START Data block
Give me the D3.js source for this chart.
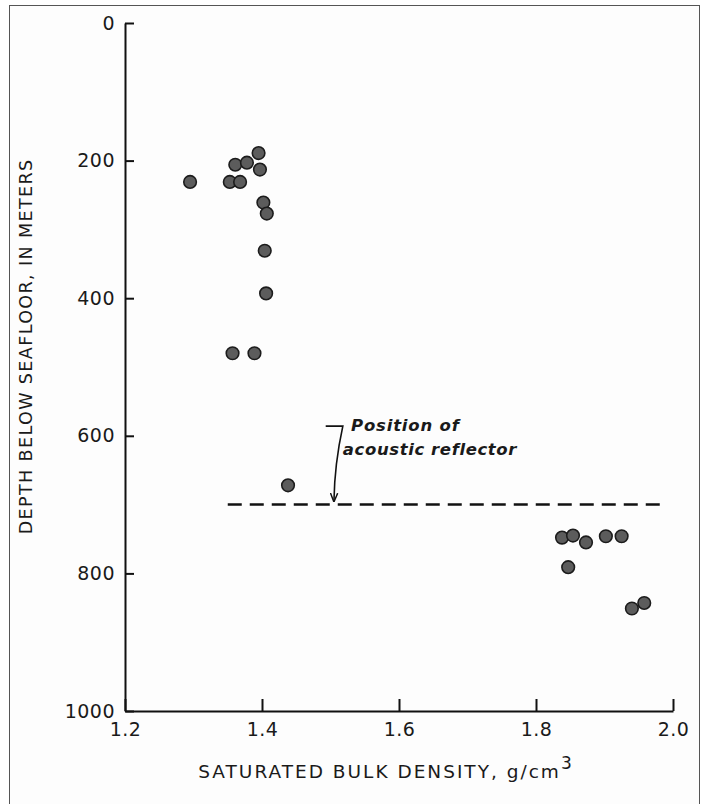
<!DOCTYPE html>
<html>
<head>
<meta charset="utf-8">
<script src="https://cdn.jsdelivr.net/npm/d3@7"></script>
<style>
  html, body { margin: 0; padding: 0; background: #ffffff; }
  svg { display: block; }
  text { font-family: "DejaVu Sans", "Liberation Sans", sans-serif; fill: #1a1a1a; }
</style>
</head>
<body>
<svg id="chart" width="704" height="804"></svg>
<script>
// ---- data ----
const density = [1.295, 1.353, 1.368, 1.361, 1.378, 1.395, 1.397, 1.402, 1.407, 1.404, 1.406, 1.357, 1.389,
                 1.438, 1.838, 1.854, 1.873, 1.902, 1.925, 1.847, 1.940, 1.958];
const depth   = [231, 231, 231, 206, 203, 189, 213, 261, 277, 331, 393, 480, 480,
                 672, 748, 745, 755, 746, 746, 791, 851, 843];
const xTicks = [1.2, 1.4, 1.6, 1.8, 2.0];
const yTicks = [0, 200, 400, 600, 800, 1000];
const reflectorDepth = 700;
const reflectorExtent = [1.35, 1.99];
const annotationLines = ["Position of", "acoustic reflector"];
const xTitle = "SATURATED BULK DENSITY, g/cm";
const yTitle = "DEPTH BELOW SEAFLOOR, IN METERS";

const svg = d3.select("#chart");

// page border
svg.append("rect").attr("x", 9.5).attr("y", 5.5).attr("width", 690).attr("height", 820)
  .attr("fill", "#fdfdfd").attr("stroke", "#555").attr("stroke-width", 1);

const x = d3.scaleLinear().domain([1.2, 2.0]).range([125, 673]);
const y = d3.scaleLinear().domain([0, 1000]).range([23, 711]);

// y axis
const gy = svg.append("g").attr("transform", `translate(${x(1.2)},0)`)
  .call(d3.axisLeft(y).tickValues(yTicks).tickSizeInner(-9).tickSizeOuter(0).tickPadding(10).tickFormat(d3.format("d")));
// x axis
const gx = svg.append("g").attr("transform", `translate(0,${y(1000)})`)
  .call(d3.axisBottom(x).tickValues(xTicks).tickSizeInner(-12).tickSizeOuter(0).tickPadding(12).tickFormat(d3.format(".1f")));

[gx, gy].forEach(g => {
  g.select(".domain").attr("stroke", "#111").attr("stroke-width", 2);
  g.selectAll(".tick line").attr("stroke", "#111").attr("stroke-width", 2);
  g.selectAll(".tick text").attr("font-size", 19).attr("fill", "#1a1a1a")
    .style("font-family", "'DejaVu Sans', sans-serif").attr("letter-spacing", 0.5);
});

// axis titles
const xt = svg.append("text").attr("x", 386).attr("y", 778).attr("text-anchor", "middle")
  .attr("font-size", 18.5).attr("letter-spacing", 2);
xt.append("tspan").text(xTitle);
xt.append("tspan").attr("dy", -9).attr("font-size", 17).text("3");

svg.append("text").attr("transform", `translate(27,${y(470)}) rotate(-90)`)
  .attr("text-anchor", "middle").attr("dominant-baseline", "middle")
  .attr("font-size", 17.5).attr("letter-spacing", 1.4).text(yTitle);

// reflector dashed line
svg.append("line")
  .attr("x1", x(reflectorExtent[0])).attr("x2", x(reflectorExtent[1]))
  .attr("y1", y(reflectorDepth)).attr("y2", y(reflectorDepth))
  .attr("stroke", "#111").attr("stroke-width", 2.5).attr("stroke-dasharray", "14,8");

// annotation arrow
svg.append("defs").append("marker").attr("id", "ah").attr("viewBox", "0 0 10 10")
  .attr("refX", 9).attr("refY", 5).attr("markerWidth", 9).attr("markerHeight", 9)
  .attr("orient", "auto").attr("markerUnits", "userSpaceOnUse")
  .append("path").attr("d", "M0,1 L10,5 L0,9").attr("fill", "none").attr("stroke", "#111").attr("stroke-width", 1.6);

const ay0 = y(586), ax1 = x(1.505), ay1 = y(695);
svg.append("path")
  .attr("d", `M${x(1.493)},${ay0} L${x(1.518)},${ay0} Q${x(1.506)},${(ay0 + ay1) / 2} ${ax1},${ay1}`)
  .attr("fill", "none").attr("stroke", "#111").attr("stroke-width", 1.6)
  .attr("marker-end", "url(#ah)");

svg.append("text").attr("x", x(1.530)).attr("y", y(593)).attr("font-size", 16.5)
  .attr("font-style", "italic").attr("font-weight", "bold").attr("letter-spacing", 0.8)
  .text(annotationLines[0]);
svg.append("text").attr("x", x(1.518)).attr("y", y(628)).attr("font-size", 16.5)
  .attr("font-style", "italic").attr("font-weight", "bold").attr("letter-spacing", 0.6)
  .text(annotationLines[1]);

// points
const pts = density.map((d, i) => ({ d, z: depth[i] }));
svg.append("g").selectAll("circle").data(pts).join("circle")
  .attr("cx", p => x(p.d)).attr("cy", p => y(p.z)).attr("r", 6.3)
  .attr("fill", "#5c5c5c").attr("stroke", "#1c1c1c").attr("stroke-width", 1.6);
</script>
</body>
</html>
END Data block
Stated task: From the listing above, return each line with the word "chart".

Solution:
Give me the D3.js source for this chart.
<svg id="chart" width="704" height="804"></svg>
const svg = d3.select("#chart");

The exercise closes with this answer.